Martin Spann and Bernd Skiera (2009) *Sports forecasting: a comparison of the forecast accuracy of prediction markets, betting odds and tipsters*, Journal of Forecasting, 28(1), 55-72 (doi).

This paper looks at three different prediction methods, and assesses their effectiveness in predicting the outcome of premier league matches from the German football league. The three methods that are investigated are prediction markets, tipsters and betting odds.

**Prediction Markets** are based on various people taking a stance on the same event and willing to back their hunch by paying (or collecting) money should their hunch be wrong (or right). Given that a number of people are taking a stance on the same event, it can be seen as a predictive model of the event.

**Tipsters** are (or should be) the views of experts who publish their predictions in newspapers, on web sites etc. The advice from tipsters is often based on their expertise, rather than applying some system or formal model. The paper (citing Forrest and Simmons, 2000 as its source) says that tipsters can often beat a random selection method, but does worse than simply choosing a home win every time. It also cites Andersson et al., saying that soccer experts often do worse that people who are less well informed about the game.

**Betting Odds**, in previous work, have found to be a good forecasting method (not surprising I suppose seeing as the bookmakers rely on setting the correct prices to make their living). Of course, the bookmakers can change their odds but when they publish fixed odds (on say a special betting coupon), this can be seen a prediction of the match outcome.

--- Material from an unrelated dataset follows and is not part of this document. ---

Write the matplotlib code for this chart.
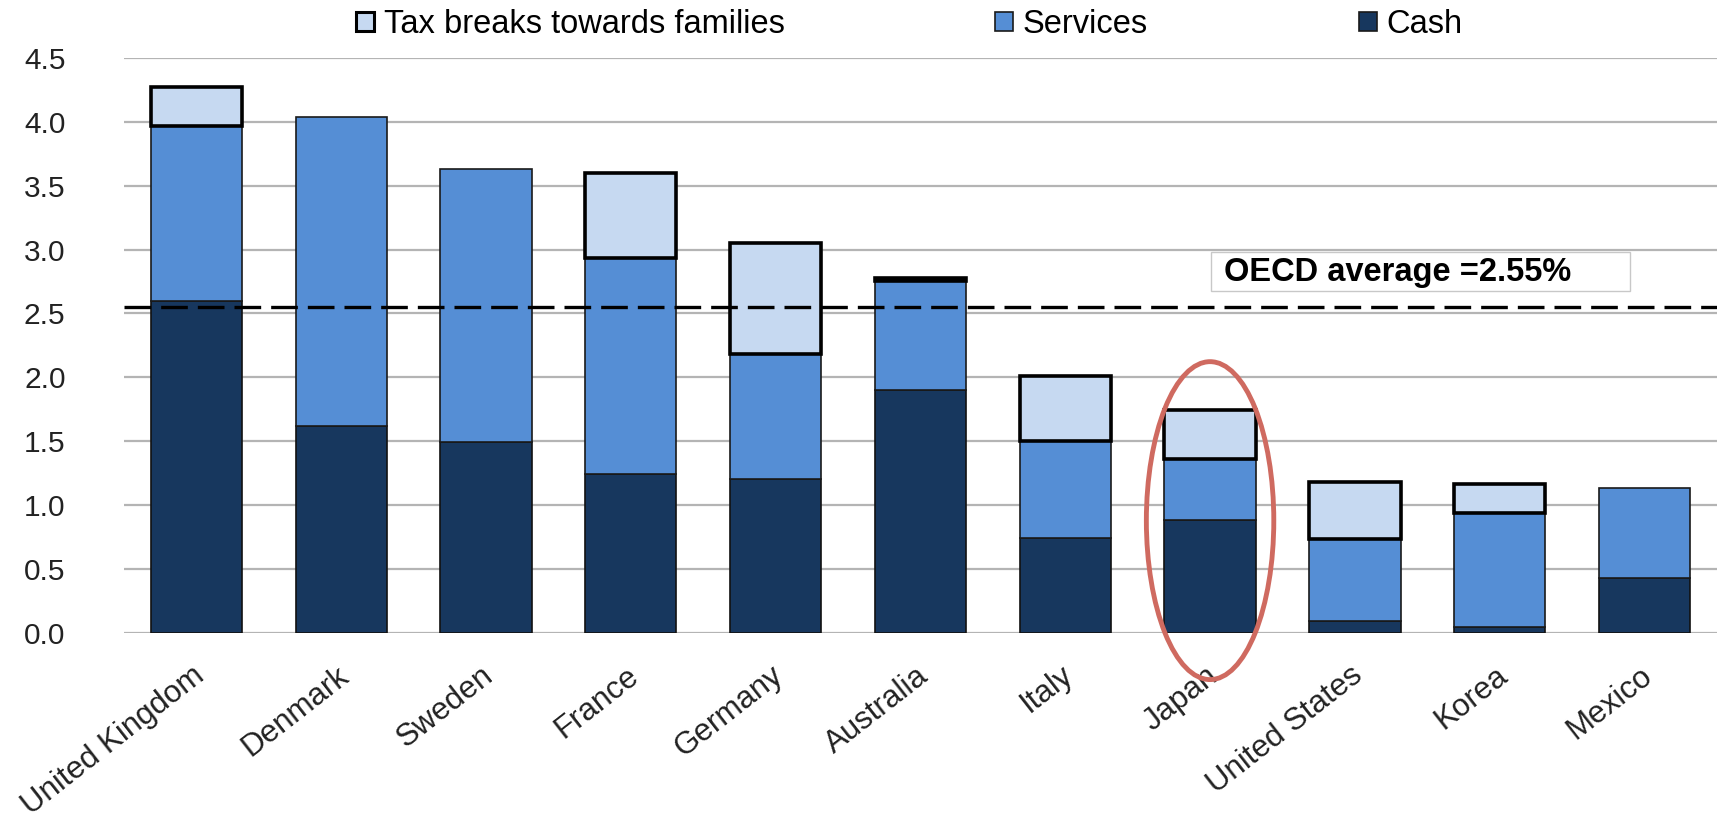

The games that are forecast in this paper are those from the German premier league from three seasons (1999-2000, 2000-2001 and 2001-2002). The number of games predicted by each method varied (Prediction Markets and Betting Odds = 837, Tipsters = 721 and Prediction Markets, Betting Odds and Tipsters = 678). The number of predictions for each method varied simply due to the data that was available and where the number of games is between two, or three, methods, this is the intersection of the games that that method was able to predict.

To evaluate each method, the authors calculate the percentage of correct predictions. They also calculate the root mean squared error, as well as the amount of money that each method would have won (three figures are given, a 25% fee, a 12% fee and no fee). Comparisons are also made with a random selection policy as well as a naive selection policy, which simply assume a home win.

So, what did the authors find? Over the 837 games, the prediction market and betting odds were able to predict 52.69% and 52.93% of games respectively. If there was no fee this would have returned a profit of 12.30% and 11.92% respectively. The naive model (pick home wins) predicted 50.42% correctly and returned a profit of 11.79% The random method only managed to predict 37.98% of games correctly.

If we look at the 678 games that all three methods could predict, then the percentages of correct predictions were 54.28% (prediction market), 53.69% (betting odds), 42.63% (tipsters), 50.88% (naive model) and 37.98% (random). The returns (assuming no fee) were 16.20% (prediction market), 13.49% (betting odds), -0.19% (tipsters) and 12.44% (naive model).

I’m not sure why, but profit information is not given for the random model but it would almost certainly result in a loss.

A further test is also carried out. Only games where methods agree on the selection are *bet* upon. For example, of the 678 games, there are 380 games where the three methods agree on the result. If we only bet on those games, we get a correct prediction percentage of 57.11%, higher than any of the methods used in isolation, and betting on every game. The profit return would be 13.86% (no fee), 1.66% (12% fee) and -8.72% (25% fee).

The authors conclude that the prediction market and the betting odds provide the best indication of the outcome. They agree with previous work that tipsters are generally quite poor at prediction.